* Given exercise: Among the lines below, keep only those from the one containing "Recreate this image" through the one containing "Serif, Times New", and reproduce them exactly.

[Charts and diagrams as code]
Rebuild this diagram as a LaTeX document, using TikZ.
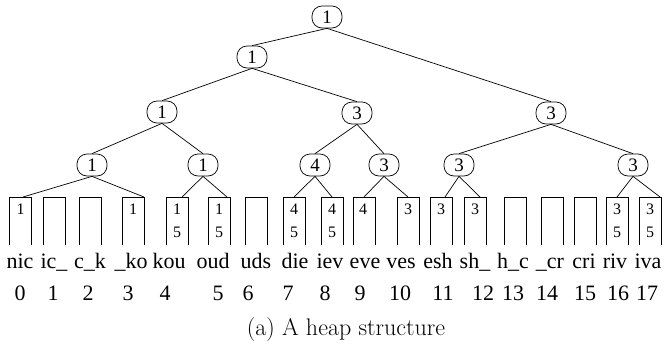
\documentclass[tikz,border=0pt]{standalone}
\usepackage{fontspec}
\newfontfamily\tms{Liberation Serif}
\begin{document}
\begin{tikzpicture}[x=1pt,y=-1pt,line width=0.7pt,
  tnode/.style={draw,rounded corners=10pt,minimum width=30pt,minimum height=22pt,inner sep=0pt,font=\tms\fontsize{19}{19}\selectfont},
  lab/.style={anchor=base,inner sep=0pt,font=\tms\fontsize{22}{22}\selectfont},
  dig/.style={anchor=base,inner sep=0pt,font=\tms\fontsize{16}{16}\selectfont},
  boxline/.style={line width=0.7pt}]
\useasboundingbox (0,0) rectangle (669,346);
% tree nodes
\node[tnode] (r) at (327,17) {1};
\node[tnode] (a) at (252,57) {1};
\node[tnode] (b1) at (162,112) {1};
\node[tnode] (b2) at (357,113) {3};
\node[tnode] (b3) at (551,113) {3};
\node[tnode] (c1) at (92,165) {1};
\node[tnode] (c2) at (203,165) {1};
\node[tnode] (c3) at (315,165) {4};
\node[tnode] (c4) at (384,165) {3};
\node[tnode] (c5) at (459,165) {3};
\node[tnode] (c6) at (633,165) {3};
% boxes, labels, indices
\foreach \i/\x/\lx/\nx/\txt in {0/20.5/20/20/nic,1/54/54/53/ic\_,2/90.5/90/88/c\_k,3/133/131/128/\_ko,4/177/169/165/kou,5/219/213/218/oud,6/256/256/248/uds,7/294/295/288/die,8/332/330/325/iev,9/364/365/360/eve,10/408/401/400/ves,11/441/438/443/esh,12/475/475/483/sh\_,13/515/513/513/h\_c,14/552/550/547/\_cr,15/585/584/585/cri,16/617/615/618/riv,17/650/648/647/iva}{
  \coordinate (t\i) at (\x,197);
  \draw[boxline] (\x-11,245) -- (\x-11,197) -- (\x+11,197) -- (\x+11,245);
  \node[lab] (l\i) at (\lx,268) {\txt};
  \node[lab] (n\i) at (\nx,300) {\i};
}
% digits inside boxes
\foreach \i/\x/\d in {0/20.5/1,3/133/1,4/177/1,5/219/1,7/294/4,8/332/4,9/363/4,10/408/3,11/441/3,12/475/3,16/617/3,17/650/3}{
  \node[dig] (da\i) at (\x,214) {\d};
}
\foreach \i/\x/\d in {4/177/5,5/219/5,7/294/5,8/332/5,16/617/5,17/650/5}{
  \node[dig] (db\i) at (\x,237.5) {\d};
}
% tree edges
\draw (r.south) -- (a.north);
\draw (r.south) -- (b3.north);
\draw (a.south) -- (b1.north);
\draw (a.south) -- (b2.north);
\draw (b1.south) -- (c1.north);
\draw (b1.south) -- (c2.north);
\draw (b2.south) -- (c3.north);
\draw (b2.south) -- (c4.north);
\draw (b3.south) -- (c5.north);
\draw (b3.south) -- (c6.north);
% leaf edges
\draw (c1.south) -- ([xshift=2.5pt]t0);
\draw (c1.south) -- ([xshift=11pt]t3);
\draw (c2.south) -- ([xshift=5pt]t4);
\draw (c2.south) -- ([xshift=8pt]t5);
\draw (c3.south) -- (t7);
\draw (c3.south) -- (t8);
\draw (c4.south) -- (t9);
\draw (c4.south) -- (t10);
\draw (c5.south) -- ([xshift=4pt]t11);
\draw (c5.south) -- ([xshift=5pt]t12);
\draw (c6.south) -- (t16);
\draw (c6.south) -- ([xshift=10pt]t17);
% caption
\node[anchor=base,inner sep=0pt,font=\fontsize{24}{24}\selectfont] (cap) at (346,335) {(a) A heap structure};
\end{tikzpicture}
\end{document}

---

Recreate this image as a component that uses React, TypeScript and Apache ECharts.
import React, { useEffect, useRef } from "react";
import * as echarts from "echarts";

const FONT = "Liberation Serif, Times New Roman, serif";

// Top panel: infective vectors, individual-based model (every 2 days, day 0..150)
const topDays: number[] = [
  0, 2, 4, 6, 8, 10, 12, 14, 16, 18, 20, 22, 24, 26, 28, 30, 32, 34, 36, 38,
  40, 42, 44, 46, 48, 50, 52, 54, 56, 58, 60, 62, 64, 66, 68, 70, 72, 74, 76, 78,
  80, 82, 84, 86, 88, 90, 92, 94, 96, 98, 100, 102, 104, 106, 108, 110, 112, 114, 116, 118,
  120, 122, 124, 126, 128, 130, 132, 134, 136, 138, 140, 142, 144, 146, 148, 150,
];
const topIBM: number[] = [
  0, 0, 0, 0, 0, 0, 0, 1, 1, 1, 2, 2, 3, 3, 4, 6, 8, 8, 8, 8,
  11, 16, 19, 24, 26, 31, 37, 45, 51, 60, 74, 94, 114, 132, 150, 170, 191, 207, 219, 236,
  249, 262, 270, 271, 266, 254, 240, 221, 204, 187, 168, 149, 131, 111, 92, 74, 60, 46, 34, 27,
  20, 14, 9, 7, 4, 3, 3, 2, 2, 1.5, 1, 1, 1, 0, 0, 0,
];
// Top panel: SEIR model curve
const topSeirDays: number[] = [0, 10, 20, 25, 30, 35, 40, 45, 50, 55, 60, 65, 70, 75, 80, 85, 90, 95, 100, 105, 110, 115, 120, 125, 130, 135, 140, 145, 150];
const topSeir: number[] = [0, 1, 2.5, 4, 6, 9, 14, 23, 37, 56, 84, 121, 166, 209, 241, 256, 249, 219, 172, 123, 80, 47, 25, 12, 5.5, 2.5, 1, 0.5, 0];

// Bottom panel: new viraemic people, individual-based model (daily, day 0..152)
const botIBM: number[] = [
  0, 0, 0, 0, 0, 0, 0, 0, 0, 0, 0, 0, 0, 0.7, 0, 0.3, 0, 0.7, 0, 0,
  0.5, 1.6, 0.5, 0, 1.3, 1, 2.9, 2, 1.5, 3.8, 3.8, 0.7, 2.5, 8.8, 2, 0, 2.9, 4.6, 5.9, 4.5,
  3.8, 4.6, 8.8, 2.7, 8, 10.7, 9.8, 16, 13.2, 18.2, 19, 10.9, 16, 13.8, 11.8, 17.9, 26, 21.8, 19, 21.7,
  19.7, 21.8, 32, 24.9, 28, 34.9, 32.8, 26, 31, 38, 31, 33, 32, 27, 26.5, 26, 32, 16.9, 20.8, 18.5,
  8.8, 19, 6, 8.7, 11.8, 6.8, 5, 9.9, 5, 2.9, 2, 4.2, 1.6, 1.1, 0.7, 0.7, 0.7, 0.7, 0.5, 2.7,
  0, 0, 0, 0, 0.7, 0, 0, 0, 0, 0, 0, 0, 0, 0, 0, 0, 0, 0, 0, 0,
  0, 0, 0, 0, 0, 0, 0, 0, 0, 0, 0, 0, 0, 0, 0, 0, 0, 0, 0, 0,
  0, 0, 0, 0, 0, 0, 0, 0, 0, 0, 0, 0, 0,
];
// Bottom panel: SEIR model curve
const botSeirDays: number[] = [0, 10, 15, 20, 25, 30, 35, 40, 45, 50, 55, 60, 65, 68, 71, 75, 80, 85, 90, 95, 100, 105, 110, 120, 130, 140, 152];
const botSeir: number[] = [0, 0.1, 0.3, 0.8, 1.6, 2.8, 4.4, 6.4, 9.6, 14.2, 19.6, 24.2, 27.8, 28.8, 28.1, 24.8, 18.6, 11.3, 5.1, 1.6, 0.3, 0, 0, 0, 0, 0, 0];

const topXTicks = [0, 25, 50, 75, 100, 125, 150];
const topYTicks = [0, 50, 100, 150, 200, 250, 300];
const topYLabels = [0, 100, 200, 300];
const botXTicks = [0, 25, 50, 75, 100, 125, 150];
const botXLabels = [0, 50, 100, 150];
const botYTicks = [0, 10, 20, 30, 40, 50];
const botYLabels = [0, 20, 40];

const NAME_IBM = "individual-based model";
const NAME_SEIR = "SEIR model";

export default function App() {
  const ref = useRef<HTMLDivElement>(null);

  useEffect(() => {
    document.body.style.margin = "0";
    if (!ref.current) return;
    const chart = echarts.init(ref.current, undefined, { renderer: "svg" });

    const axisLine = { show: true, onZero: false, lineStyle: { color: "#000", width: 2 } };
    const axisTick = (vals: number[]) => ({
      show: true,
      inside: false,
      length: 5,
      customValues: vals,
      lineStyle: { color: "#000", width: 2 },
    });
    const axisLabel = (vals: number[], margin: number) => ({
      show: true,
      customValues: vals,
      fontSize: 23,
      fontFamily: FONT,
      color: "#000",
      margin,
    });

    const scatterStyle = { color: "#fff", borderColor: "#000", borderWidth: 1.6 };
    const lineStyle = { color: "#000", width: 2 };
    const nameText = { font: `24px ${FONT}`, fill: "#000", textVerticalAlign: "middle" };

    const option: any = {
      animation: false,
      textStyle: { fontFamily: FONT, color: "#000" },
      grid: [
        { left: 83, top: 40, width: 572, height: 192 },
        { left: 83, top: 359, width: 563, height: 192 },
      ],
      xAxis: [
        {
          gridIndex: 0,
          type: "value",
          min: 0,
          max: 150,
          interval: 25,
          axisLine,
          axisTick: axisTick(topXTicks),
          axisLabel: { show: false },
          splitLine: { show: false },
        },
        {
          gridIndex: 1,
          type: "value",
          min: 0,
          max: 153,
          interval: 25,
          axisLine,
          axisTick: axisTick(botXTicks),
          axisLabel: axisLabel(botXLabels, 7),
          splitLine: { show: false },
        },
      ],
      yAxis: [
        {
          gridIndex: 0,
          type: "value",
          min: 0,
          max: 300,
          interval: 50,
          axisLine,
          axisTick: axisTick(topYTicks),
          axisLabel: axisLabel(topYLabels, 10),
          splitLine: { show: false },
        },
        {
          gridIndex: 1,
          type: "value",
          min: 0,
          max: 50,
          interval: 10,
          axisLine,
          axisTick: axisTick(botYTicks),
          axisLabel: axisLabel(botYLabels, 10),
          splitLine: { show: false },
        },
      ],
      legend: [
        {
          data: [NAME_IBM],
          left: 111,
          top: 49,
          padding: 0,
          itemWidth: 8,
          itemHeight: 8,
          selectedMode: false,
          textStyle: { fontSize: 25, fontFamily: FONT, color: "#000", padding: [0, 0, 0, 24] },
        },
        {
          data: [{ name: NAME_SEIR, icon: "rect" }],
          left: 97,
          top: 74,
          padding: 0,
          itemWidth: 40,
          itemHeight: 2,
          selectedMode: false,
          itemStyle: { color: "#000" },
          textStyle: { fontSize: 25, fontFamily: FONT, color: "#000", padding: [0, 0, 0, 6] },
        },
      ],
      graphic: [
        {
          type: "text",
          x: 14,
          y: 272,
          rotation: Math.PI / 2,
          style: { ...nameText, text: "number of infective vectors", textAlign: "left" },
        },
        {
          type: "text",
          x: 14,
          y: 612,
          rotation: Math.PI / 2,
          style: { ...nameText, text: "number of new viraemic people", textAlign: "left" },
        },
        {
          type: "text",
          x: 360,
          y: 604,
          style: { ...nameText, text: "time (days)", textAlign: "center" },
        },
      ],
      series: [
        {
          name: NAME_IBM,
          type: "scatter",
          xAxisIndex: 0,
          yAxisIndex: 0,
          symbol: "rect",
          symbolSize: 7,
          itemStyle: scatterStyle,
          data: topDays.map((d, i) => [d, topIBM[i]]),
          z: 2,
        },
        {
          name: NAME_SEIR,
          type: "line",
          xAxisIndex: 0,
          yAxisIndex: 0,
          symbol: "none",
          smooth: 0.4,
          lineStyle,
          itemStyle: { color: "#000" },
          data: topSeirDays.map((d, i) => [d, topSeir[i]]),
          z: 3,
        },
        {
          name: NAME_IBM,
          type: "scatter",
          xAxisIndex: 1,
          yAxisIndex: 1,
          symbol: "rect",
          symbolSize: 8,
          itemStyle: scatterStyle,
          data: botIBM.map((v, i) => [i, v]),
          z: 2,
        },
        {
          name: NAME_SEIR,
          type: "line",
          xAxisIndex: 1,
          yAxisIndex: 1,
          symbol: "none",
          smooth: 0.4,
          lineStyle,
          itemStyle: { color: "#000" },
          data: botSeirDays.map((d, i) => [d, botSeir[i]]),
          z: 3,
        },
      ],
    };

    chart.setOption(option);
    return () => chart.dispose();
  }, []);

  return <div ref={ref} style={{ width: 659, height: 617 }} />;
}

* Exercise response:
Recreate this image as a component that uses React, TypeScript and Apache ECharts.
import React, { useEffect, useRef } from "react";
import * as echarts from "echarts";

const FONT = "Liberation Serif, Times New Roman, serif";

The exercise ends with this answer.